The department, according to sources, has also "prioritized" the tax demand notices on the firm pertaining to assessment years of 2011-12 and 2012-13 so that the "interest of the revenue" is not jeopardized against the backdrop of the current tax litigation with the company and the proposed acquisition of the mobile-phone maker by US giant Microsoft.
Sources privy to the tax case of Nokia said the firm's assets were frozen not only for the purpose of obtaining revenue with regard to the earlier demand of Rs 2,080 crore, but also in connection with the forthcoming demand notices, which could be issued "as soon as assessment proceedings finish within 2013."
"The estimated fresh tax liability on the firm could be about Rs 1,000 crore and the I-T procedures will be followed in this regard," the sources said.
When contacted, Nokia said it is unaware of any such forthcoming action and it was not in a position to comment on a prospective move.
"Nokia's longstanding policy is not to comment on market speculation, but we can say that we are unaware of any such claim from the income tax authorities.
"Nokia operates with transparency in its business transactions and is committed to resolving the outstanding issues with Indian tax authorities in accordance with all applicable laws. We are, however, also ready to defend ourselves vigorously as needed," a statement from the official spokesperson of the company said.

The IT department, sources said, has fast-tracked the case as it involves a huge tax amount and because last time, the firm moved dividend funds without informing the tax authorities in the competent range in Chennai. The department was taking no chances, they said.
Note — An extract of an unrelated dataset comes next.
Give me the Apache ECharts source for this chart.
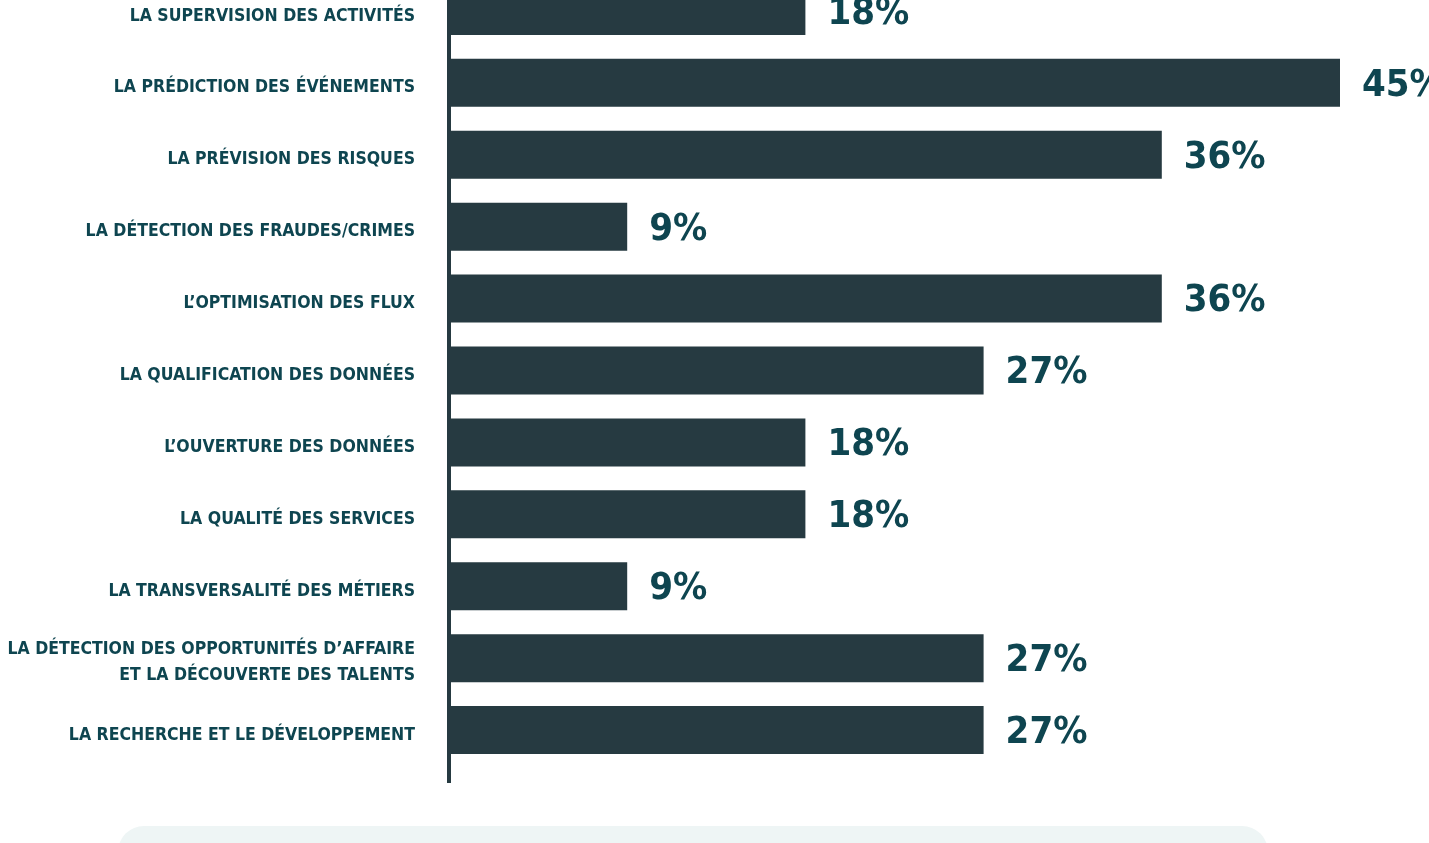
<!DOCTYPE html>
<html>
<head>
<meta charset="utf-8">
<script src="https://cdn.jsdelivr.net/npm/echarts@6/dist/echarts.min.js"></script>
<style>
html,body{margin:0;padding:0;background:#fff;}
#c{width:1429px;height:843px;}
</style>
</head>
<body>
<div id="c"></div>
<script>
var categories = [
  "LA SUPERVISION DES ACTIVITÉS",
  "LA PRÉDICTION DES ÉVÉNEMENTS",
  "LA PRÉVISION DES RISQUES",
  "LA DÉTECTION DES FRAUDES/CRIMES",
  "L’OPTIMISATION DES FLUX",
  "LA QUALIFICATION DES DONNÉES",
  "L’OUVERTURE DES DONNÉES",
  "LA QUALITÉ DES SERVICES",
  "LA TRANSVERSALITÉ DES MÉTIERS",
  "LA DÉTECTION DES OPPORTUNITÉS D’AFFAIRE\nET LA DÉCOUVERTE DES TALENTS",
  "LA RECHERCHE ET LE DÉVELOPPEMENT"
];
var values = [18, 45, 36, 9, 36, 27, 18, 18, 9, 27, 27];

var FONT = "'Liberation Sans Narrow','DejaVu Sans Condensed',sans-serif";
var chart = echarts.init(document.getElementById('c'));
chart.setOption({
  animation: false,
  backgroundColor: '#ffffff',
  grid: {left: 449, top: -25, width: 990, height: 791, containLabel: false, outerBoundsMode: 'none'},
  xAxis: {
    type: 'value', min: 0, max: 50,
    show: false
  },
  yAxis: {
    type: 'category',
    inverse: true,
    data: categories,
    axisLine: {show: false},
    axisTick: {show: false},
    axisLabel: {
      margin: 34,
      align: 'right',
      formatter: function (v) {
        var lines = v.split('\n');
        return lines.map(function (l, i) {
          return (i === 0 ? '{f|' : '{n|') + l + '}';
        }).join('\n');
      },
      rich: {
        f: {color: '#0e4550', fontFamily: FONT, fontWeight: 'bold', fontSize: 17.5, lineHeight: 27, padding: [10, 0, 0, 0], align: 'right'},
        n: {color: '#0e4550', fontFamily: FONT, fontWeight: 'bold', fontSize: 17.5, lineHeight: 27, padding: [7, 0, 0, 0], align: 'right'}
      }
    }
  },
  series: [{
    type: 'bar',
    data: values,
    barWidth: 48,
    itemStyle: {color: '#263a41'},
    label: {
      show: true,
      position: 'right',
      distance: 22,
      offset: [0, 3],
      formatter: '{c}%',
      color: '#0e4550',
      fontFamily: FONT,
      fontWeight: 'bold',
      fontSize: 38
    }
  }],
  graphic: [
    {type: 'line', shape: {x1: 449, y1: -5, x2: 449, y2: 783}, style: {stroke: '#263a41', lineWidth: 4}},
    {type: 'rect', shape: {x: 118, y: 826, width: 1150, height: 60, r: 26}, style: {fill: '#eef5f5'}}
  ]
});
</script>
</body>
</html>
"The provisions in the I-T Act give tax authorities immense provisions to keep a check on any case of potential loss of revenue via the assets of the assessee going under dispute or outside the jurisdiction of the country," sources said.
The Delhi High Court recently restrained Nokia from selling or transferring its ownership rights in India relating to movable and immovable assets in the alleged tax evasion case.
A bench of justices Sanjiv Khanna and Sanjeev Sachdeva, while hearing a plea of Nokia India Pvt Ltd against the Income Tax department's recent order attaching (freezing) all its 15 bank accounts, also asked the handset firm to inform the assessing officer two days in advance before repatriating any money abroad.
The alleged tax evasion pertains to royalty payment made against supply of software by the company's parent, which attracts a 10 percent levy under the tax-deducted-at-source category.